Tuesday, March 12, 2013

Spring Break

I made place mats for Valentine's Day and am finally showing you!

Spring Break at Our Fine School comes absurdly early. In fact, it's not even spring yet.That means that every year we have a week of cold, rainy weather to frolic in. There are mud puddles galore and great opportunities to give your winter gear one last workout.

The wealthier families at Our Fine School--of which there are many and of which we are not one--avoid the icky early March weather of central North Carolina by flying to Europe to enjoy the icky weather there. A friend of mine has taken her daughter to London, where according to her Facebook updates, it's snowing.

We, of course, are staycationing. I'm under a deadline for a book, so my staycation involves writing in my jammies, which I don't usually get to do. Whee! Jack's staycation is all about sleeping in and then living on his computer. Will has a circuit: computer, outside to play basketball, upstairs to his room, computer, outside to play baseball, upstairs to his room, and so on. On Sunday, he took up origami. He really did. Last night he worked on a Paint-by-Numbers painting. Today, he took approximately forty-five minutes to complete a wildly expensive Lego kit that I bought for his staycation present. It was supposed to keep him entertained for the rest of the week.

The Man is spending his staycation going to work. You should see his tan.

This is my mosaic quilt. I've completed twenty-five blocks and have seventy-five more to go. It should be done sometime around Will's college graduation.

This week, I've been working on accepting my family for what it is, which is not one of those families that has interesting, educational vacations where many important lessons are learned. When we go on vacation, we all tend to do what we do at home, which is putter, work on projects, mess around on the computer, laze about, read and snack. I was starting to feel okay about this until I read an article about this doctor who's doing groundbreaking work in the field of food allergies. She has five children and prints out charts for their daily piano practice--they have to check off a box every day to show that they've done their time.

My children do not take piano lessons. If they had asked to take piano lessons, I would have signed them up immediately. I have asked both of them if they wanted to take piano lessons, and neither of them do. I could have forced them to, I guess, but I'm against forcing children to do anything besides homework (which mine actually do without force or even prodding), teeth-brushing, chores and saying "please" and "thank you."

Let me tell you a story about Jack. A few weeks we had a conference with his middle school adviser, just the usual semi-annual deal. As always, Jack had to fill out a form before the conference in which he attested to how he felt he was doing in his coursework (he felt good about it), what his favorite class was (Language Arts, per usual), and also how he felt he was doing socially this semester. His response to the last one? "I fail to see how this is relevant or anybody's business."

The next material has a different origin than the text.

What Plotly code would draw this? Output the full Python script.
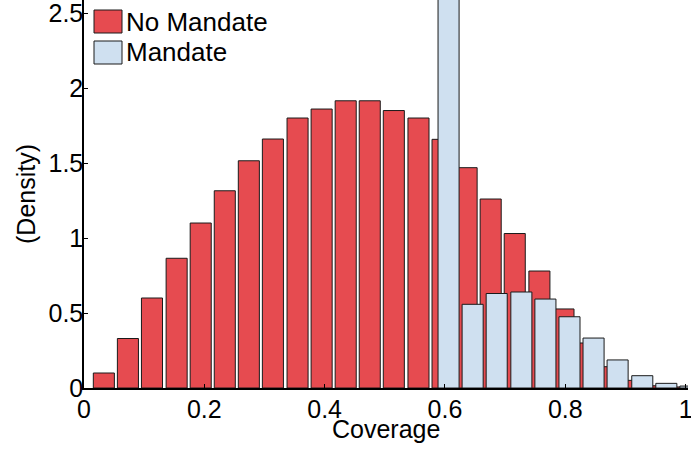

That's my boy. I have no fears that he'll ever succumb to peer pressure. He's a rock. This, by the way, has its good points and its bad points. My point is, just try to make this kid take piano lessons. I mean, really. Give it a go.

And Will? I asked Will if he wanted to do a poster for the Water Conservation Poster Competition. Will's pretty artsy-craftsy and likes to draw, so I thought this might be a good Spring Break project. His reply? "I don't want to do it, because if I won, then I'd have to go on stage for the award, and I really don't want to do that."

The funny thing is, I totally get that.

My children are idiosyncratic, stubborn and fairly set in their own ways. I've decided that as long as they do their homework without prodding, their chores without complaint (they really don't complain; on the other hand, they do take their time), get good grades and don't get in trouble at school, I'm not going to worry too much about them. I'm going to resist signing them up for things they don't want to do (other than school). I hope to take them to Europe one day, but not in March.